Monday, May 09, 2022



Climate Change: The new emissions budget

The government today released its first three emissions budgets, covering the periods 2022-25, 2026-30, and 2031-35. The good news? They've reversed their ridiculous proposal to increase the first period budget because we were planting too many trees and soaking up too much carbon (no, it doesn't make sense, and MPI lied to them to justify it). And they've ground down later budgets by a few more megatonnes, setting a more ambitious long-term pathway. The bad news? They've baked in the Climate Commission's baseline scamming, effectively rewarding past failure by allowing more pollution. And as a result, it's going to take until the second period to get back below 1990 emissions levels (which we committed to do by 2012 at Kyoto).

It gets worse when we look at how the budgets interact with current policy.
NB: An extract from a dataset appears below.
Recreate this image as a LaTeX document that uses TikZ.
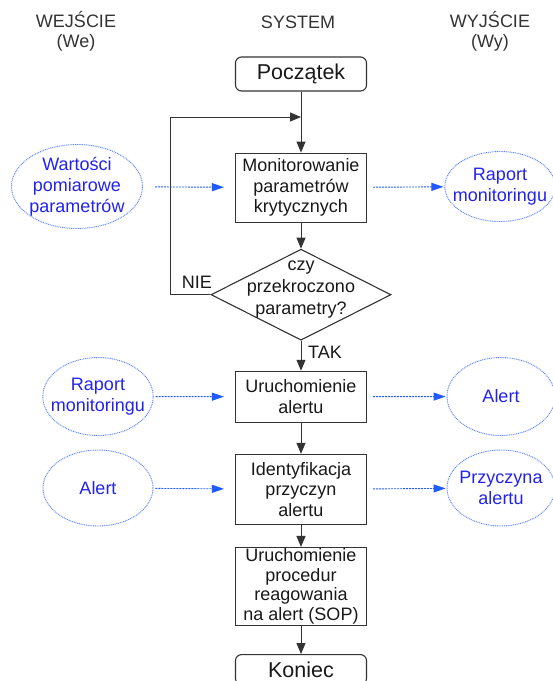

The government's commitment to shielding farmers from any responsibility for their pollution means that by the third period, they're going to be eating ~80% of the budget, meaning we will need to eliminate or offset ~75% of carbon dioxide emissions so farmers can enjoy subsidised pollution. We might actually be able to do this, but it isn't remotely like a proper sharing of the burden between urban and rural Aotearoa. Worse, the government's existing free allocation commitments are going to eat most of the amount left available for carbon dioxide, and by the fourth period, free allocations for agriculture and industry will likely exceed the total available budget. So the government is going to need to significantly reduce those on a quicker pathway if it doesn't want to create a long-term problem for itself. The good news is that they are currently reviewing industrial allocation, so hopefully we'll see some progress there.
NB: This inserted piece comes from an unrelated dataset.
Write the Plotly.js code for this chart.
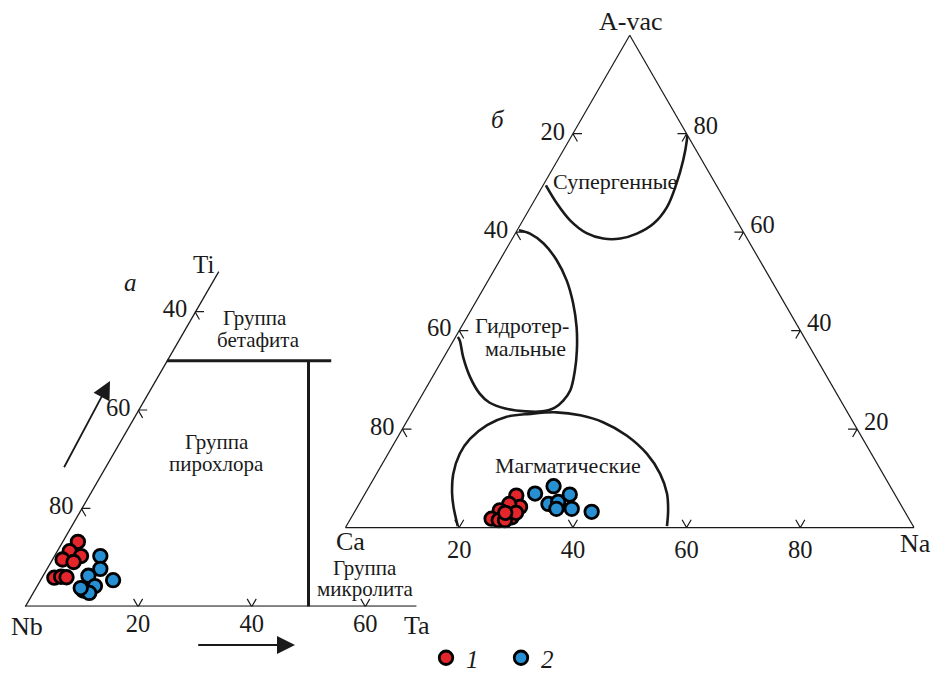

Still, this at least gets the budgets in place. And once that's done, the challenge shifts firmly to meeting it. Except it doesn't. Because Shaw has framed the latter two budgets as "in principle", and says explicitly in his speech that they will be revised the year before coming into force seems contrary to the law and to undermine the certainty the Zero Carbon Act was meant to provide. The law requires that the government always be looking three budgets ahead, and while budgets can be revised, this is for exceptional circumstances, not a routine process. It does this so people can see the reduction pathway long in advance, and plan accordingly. And it does it precisely to avoid the uncertainty of every decision being made for political convenience at the last minute. Shaw is undermining his own core policy here, in a way which calls the entire Zero Carbon Act framework into question, and it will be fascinating to see whether this language is in the original briefing papers, or whether it was forced on him by Labour.